Quando è stata l’ultima volta che ti sei sentita padrona del tuo tempo? Fermati un istante e pensaci: questa è la prima volta della tua nuova vita.
Il viaggio in tram di questa mattina mi ha regalato un’altra preziosa rivelazione.
Ero immersa nel mio romanzo quando una conversazione si è sovrapposta alle parole che si snodavano sotto i miei occhi.
– Ciao Sabrina!
-Alessandra, ciao come stai? Come sei abbronzata!
E da lì prende il via una chiacchierata tutta femminile sul recente soggiorno in Romagna con i nipotini, vacanza che continua la bella tradizione iniziata tanti anni prima, quando i figli erano piccoli. Insomma: stessa spiaggia, stesso mare, stessa pensione, stesso ombrellone, stessa piadina…
Mi impongo di non alzare gli occhi, voglio fingere che sia una specie di radiodramma così da potermi figurare l’aspetto dei personaggi. Darò una sbirciatina solo alla fine per vedere se e quanto ci ho preso.

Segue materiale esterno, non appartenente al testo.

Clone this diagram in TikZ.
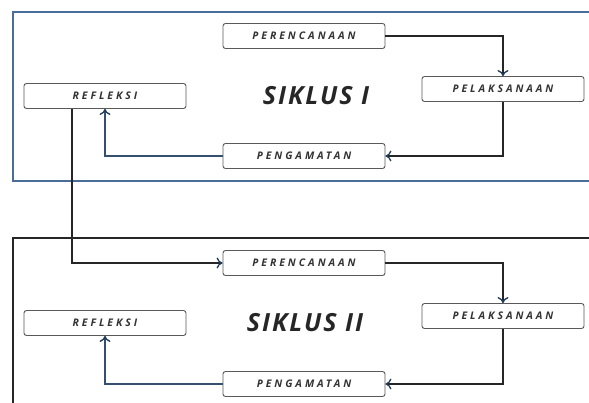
\documentclass[tikz,border=0pt]{standalone}
\usepackage{xcolor}
\usepackage{fontspec}
\usepackage{tikz}
\usetikzlibrary{arrows.meta,positioning}

\newfontfamily\tahapfont[LetterSpace=28]{Open Sans}
\newfontfamily\judulfont[LetterSpace=8]{Open Sans}
\definecolor{bingkaibiru}{HTML}{4A6E99}
\definecolor{ujungpanah}{HTML}{1F3B5C}
\definecolor{garisbiru}{HTML}{34506E}

\begin{document}
\begin{tikzpicture}[
    x=1pt, y=-1pt,
    tahap/.style={rectangle, rounded corners=2.5pt, draw=black!65, line width=0.9pt,
        minimum width=162pt, minimum height=25pt, inner sep=0pt, text=black!80,
        font=\tahapfont\bfseries\itshape\fontsize{10.5}{12}\selectfont},
    judul/.style={text=black!85, font=\judulfont\bfseries\itshape\fontsize{25}{28}\selectfont},
    panah/.style={-{To[length=6pt,width=11pt,line width=1.3pt,color=ujungpanah]}, line width=1.5pt, draw=black!85},
    panahbiru/.style={panah, draw=garisbiru}
]
    \clip (0,0) rectangle (589,403);

    % bingkai siklus
    \draw[bingkaibiru, line width=2pt] (13,12) rectangle (600,181);
    \draw[black!85, line width=1.6pt] (600,238) -- (13,238) -- (13,410);

    % siklus I
    \node[tahap] (rencana1) at (304,36) {PERENCANAAN};
    \node[tahap] (laksana1) at (503,89) {PELAKSANAAN};
    \node[tahap] (amat1) at (304,156) {PENGAMATAN};
    \node[tahap] (refleksi1) at (105,96) {REFLEKSI};
    \node[judul] (siklus1) at (316,96) {SIKLUS I};

    % siklus II
    \node[tahap] (rencana2) at (304,263) {PERENCANAAN};
    \node[tahap] (laksana2) at (503,316) {PELAKSANAAN};
    \node[tahap] (amat2) at (304,384) {PENGAMATAN};
    \node[tahap] (refleksi2) at (105,323) {REFLEKSI};
    \node[judul] (siklus2) at (305,323) {SIKLUS II};

    % alur
    \draw[panah] (rencana1.east) -| (laksana1.north);
    \draw[panah] (laksana1.south) |- (amat1.east);
    \draw[panahbiru] (amat1.west) -| (refleksi1.south);
    \draw[panah] ([xshift=-33pt]refleksi1.south) |- (rencana2.west);
    \draw[panah] (rencana2.east) -| (laksana2.north);
    \draw[panah] (laksana2.south) |- (amat2.east);
    \draw[panahbiru] (amat2.west) -| (refleksi2.south);
\end{tikzpicture}
\end{document}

Alessandra, la nonna, e Sabrina hanno l’aria di conoscersi dai tempi in cui i loro figli (due figlie e un figlio Alessandra; due figli Sabrina) andavano alla scuola materna. La nonna, come oggi accade spesso, è ancora figlia e si prende cura anche dei genitori anziani. Sabrina, al confronto, sembra una single un pò sventata, persino leggermente cinica:
– Che liberazione quando anche l’ultimo figlio è uscito di casa! Sono tornata padrona del mio tempo.
-Ma non ti senti inutile?
-Ehm…veramente no. Adesso sto facendo la startupper – sgignazza autoironica – mi sono inventata un’attività per assistere le donne extracomunitarie che vogliono entrare nel mondo del lavoro. Presto loro anche i vestiti per il colloquio di selezione.
Caspita…Questa me la segno! Vorrei sbirciare, solamente un pochino, almeno per vedere com’è vestita questa Sabrina. Resisto.
-Bello, ma no, io non potrei mai. Proprio non ho il tempo. Sai la famiglia, la casa, il marito, i nipoti, i genitori me lo portano via tutto.
-Ops, scusa Alessandra, questa è la mia fermata. Ci sentiamo. Passa una bella estate.
Alzo la testa di scatto, ma Sabrina è già saltata giù dal tram. Chissà se è davvero la sua fermata. Le porte si chiudono con il consueto rumore di persiane sbattute dal vento. Però un’occhiata a questa benedetta Sabrina riesco a darla. Niente di speciale: capelli corti brizzolati, occhiali, camicia bianca, pantaloni neri, mocassini, borsa a tracolla un pò troppo grande per la sua statura.
E ora Alessandra. Dimostra una decina d’anni più dell’amica, a occhio. È abbronzata, quello sì. L’abito molto morbido di viscosa turchese taglia 48 segna qua e là qualche cedimento strutturale sottostante. Dai sandali bianchi bassi a fascia spiccano unghie rosso vermiglio laccate non proprio di recente. I capelli lisci a media lunghezza virano un pò troppo al carota. Gli occhi verdi sembrano velati e come soffocati dalle palpebre appesantite. Alessandra fruga nella borsetta rossa e estrae il cellulare.
-Ciao mamma, no, non vengo a pranzo oggi…No, scusami, non ho tempo…Non sei sola, c’è il papà…Sì, dai, guardala tu e poi me lo racconti…Sì, sì ti chiamo alle tre. Ciao, ciao, ciao, ciao.
Scende alla fermata davanti a Zara. Chissà se è davvero la sua fermata. Spero di no, spero che lo abbia deciso proprio in questo istante. Spero che si compri una bella casacca bianca e dei pantaloni neri. Se li merita. È il primo giorno della sua nuova vita.